Given problem
The listing below should be printed exactly, every line of it. Skip the pictures.

Dataset excerpt
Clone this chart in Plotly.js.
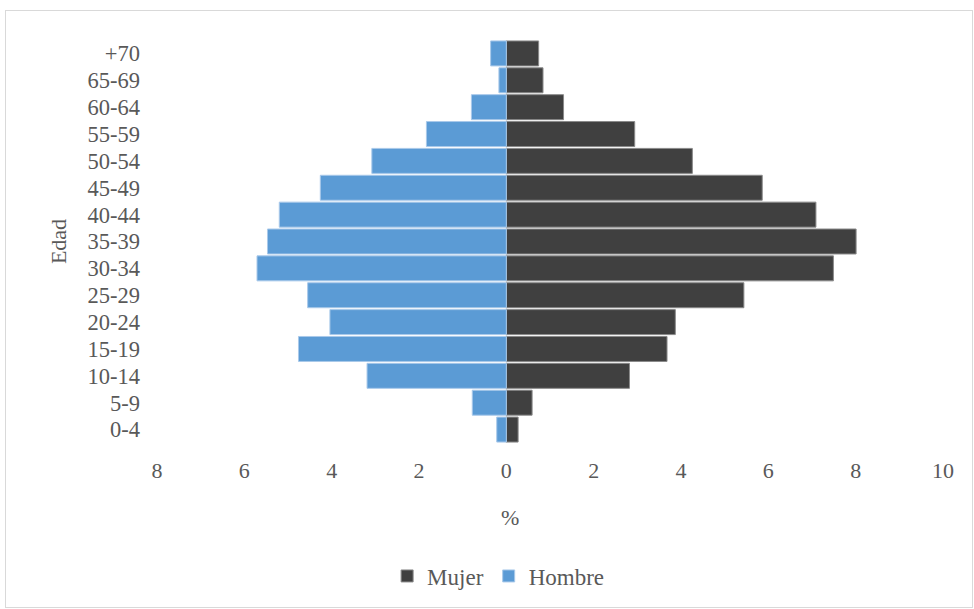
<!DOCTYPE html>
<html>
<head>
<meta charset="utf-8">
<script src="https://cdn.plot.ly/plotly-3.0.1.min.js"></script>
<style>
html,body{margin:0;padding:0;background:#fff;}
#frame{position:absolute;left:5px;top:10px;width:966px;height:596px;border:1px solid #d9d9d9;pointer-events:none;}
#chart{position:absolute;left:0;top:0;width:974px;height:609px;}
</style>
</head>
<body>
<div id="chart"></div>
<div id="frame"></div>
<script>
const ageGroups = ["0-4","5-9","10-14","15-19","20-24","25-29","30-34","35-39","40-44","45-49","50-54","55-59","60-64","65-69","+70"];
const mujer  = [0.27,0.59,2.82,3.68,3.87,5.44,7.49,8.01,7.09,5.86,4.26,2.94,1.31,0.84,0.74];
const hombre = [0.22,0.78,3.19,4.76,4.04,4.55,5.71,5.47,5.20,4.26,3.08,1.83,0.80,0.17,0.36];
const xTickVals = [-8,-6,-4,-2,0,2,4,6,8,10];
const xTickText = ["8","6","4","2","0","2","4","6","8","10"];

const fontFam = "'Liberation Serif','Times New Roman',serif";
const txtColor = "#595959";

const traces = [
  {
    type: "bar", orientation: "h", name: "Mujer",
    y: ageGroups, x: mujer,
    marker: {color: "#404040", line: {color: "#8a8a8a", width: 1}},
    hoverinfo: "y+x+name"
  },
  {
    type: "bar", orientation: "h", name: "Hombre",
    y: ageGroups, x: hombre.map(v => -v),
    text: hombre.map(String), hoverinfo: "y+text+name", textposition: "none",
    marker: {color: "#5B9BD5", line: {color: "#a9c9ea", width: 1}}
  }
];

const layout = {
  width: 974, height: 609,
  paper_bgcolor: "#fff", plot_bgcolor: "#fff",
  margin: {l: 157, r: 31, t: 40, b: 164, pad: 0},
  barmode: "relative",
  bargap: 0.07,
  font: {family: fontFam, size: 22, color: txtColor},
  showlegend: true,
  legend: {
    orientation: "h", x: 0.434, xanchor: "center", y: -0.33, yanchor: "middle",
    traceorder: "normal", font: {family: fontFam, size: 23, color: txtColor},
    itemwidth: 30
  },
  xaxis: {
    range: [-8, 10], tickmode: "array", tickvals: xTickVals, ticktext: xTickText,
    showgrid: false, zeroline: false, showline: false, ticks: "",
    ticklabelstandoff: 12,
    fixedrange: true
  },
  yaxis: {
    type: "category", categoryorder: "array", categoryarray: ageGroups,
    tickmode: "array", tickvals: ageGroups, ticktext: ageGroups,
    showgrid: false, zeroline: false, showline: false, ticks: "",
    ticklabelstandoff: 16,
    tickfont: {family: fontFam, size: 22.5, color: txtColor},
    title: {text: "Edad", standoff: 14, font: {family: fontFam, size: 22, color: txtColor}},
    fixedrange: true
  },
  annotations: [{
    text: "%", xref: "paper", yref: "paper", x: 0.449, y: -0.185,
    xanchor: "center", yanchor: "middle", showarrow: false,
    font: {family: fontFam, size: 22, color: txtColor}
  }],
  shapes: [{
    type: "line", xref: "x", yref: "paper", x0: 0, x1: 0, y0: 0, y1: 1,
    line: {color: "#d9d9d9", width: 1}, layer: "below"
  }]
};

Plotly.newPlot("chart", traces, layout, {displayModeBar: false, staticPlot: true});
</script>
</body>
</html>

Result
Clone this chart in Plotly.js.
<!DOCTYPE html>
<html>
<head>
<meta charset="utf-8">
<script src="https://cdn.plot.ly/plotly-3.0.1.min.js"></script>
<style>
html,body{margin:0;padding:0;background:#fff;}
#frame{position:absolute;left:5px;top:10px;width:966px;height:596px;border:1px solid #d9d9d9;pointer-events:none;}
#chart{position:absolute;left:0;top:0;width:974px;height:609px;}
</style>
</head>
<body>
<div id="chart"></div>
<div id="frame"></div>
<script>
const ageGroups = ["0-4","5-9","10-14","15-19","20-24","25-29","30-34","35-39","40-44","45-49","50-54","55-59","60-64","65-69","+70"];
const mujer  = [0.27,0.59,2.82,3.68,3.87,5.44,7.49,8.01,7.09,5.86,4.26,2.94,1.31,0.84,0.74];
const hombre = [0.22,0.78,3.19,4.76,4.04,4.55,5.71,5.47,5.20,4.26,3.08,1.83,0.80,0.17,0.36];
const xTickVals = [-8,-6,-4,-2,0,2,4,6,8,10];
const xTickText = ["8","6","4","2","0","2","4","6","8","10"];

const fontFam = "'Liberation Serif','Times New Roman',serif";
const txtColor = "#595959";

const traces = [
  {
    type: "bar", orientation: "h", name: "Mujer",
    y: ageGroups, x: mujer,
    marker: {color: "#404040", line: {color: "#8a8a8a", width: 1}},
    hoverinfo: "y+x+name"
  },
  {
    type: "bar", orientation: "h", name: "Hombre",
    y: ageGroups, x: hombre.map(v => -v),
    text: hombre.map(String), hoverinfo: "y+text+name", textposition: "none",
    marker: {color: "#5B9BD5", line: {color: "#a9c9ea", width: 1}}
  }
];

const layout = {
  width: 974, height: 609,
  paper_bgcolor: "#fff", plot_bgcolor: "#fff",
  margin: {l: 157, r: 31, t: 40, b: 164, pad: 0},
  barmode: "relative",
  bargap: 0.07,
  font: {family: fontFam, size: 22, color: txtColor},
  showlegend: true,
  legend: {
    orientation: "h", x: 0.434, xanchor: "center", y: -0.33, yanchor: "middle",
    traceorder: "normal", font: {family: fontFam, size: 23, color: txtColor},
    itemwidth: 30
  },
  xaxis: {
    range: [-8, 10], tickmode: "array", tickvals: xTickVals, ticktext: xTickText,
    showgrid: false, zeroline: false, showline: false, ticks: "",
    ticklabelstandoff: 12,
    fixedrange: true
  },
  yaxis: {
    type: "category", categoryorder: "array", categoryarray: ageGroups,
    tickmode: "array", tickvals: ageGroups, ticktext: ageGroups,
    showgrid: false, zeroline: false, showline: false, ticks: "",
    ticklabelstandoff: 16,
    tickfont: {family: fontFam, size: 22.5, color: txtColor},
    title: {text: "Edad", standoff: 14, font: {family: fontFam, size: 22, color: txtColor}},
    fixedrange: true
  },
  annotations: [{
    text: "%", xref: "paper", yref: "paper", x: 0.449, y: -0.185,
    xanchor: "center", yanchor: "middle", showarrow: false,
    font: {family: fontFam, size: 22, color: txtColor}
  }],
  shapes: [{
    type: "line", xref: "x", yref: "paper", x0: 0, x1: 0, y0: 0, y1: 1,
    line: {color: "#d9d9d9", width: 1}, layer: "below"
  }]
};

Plotly.newPlot("chart", traces, layout, {displayModeBar: false, staticPlot: true});
</script>
</body>
</html>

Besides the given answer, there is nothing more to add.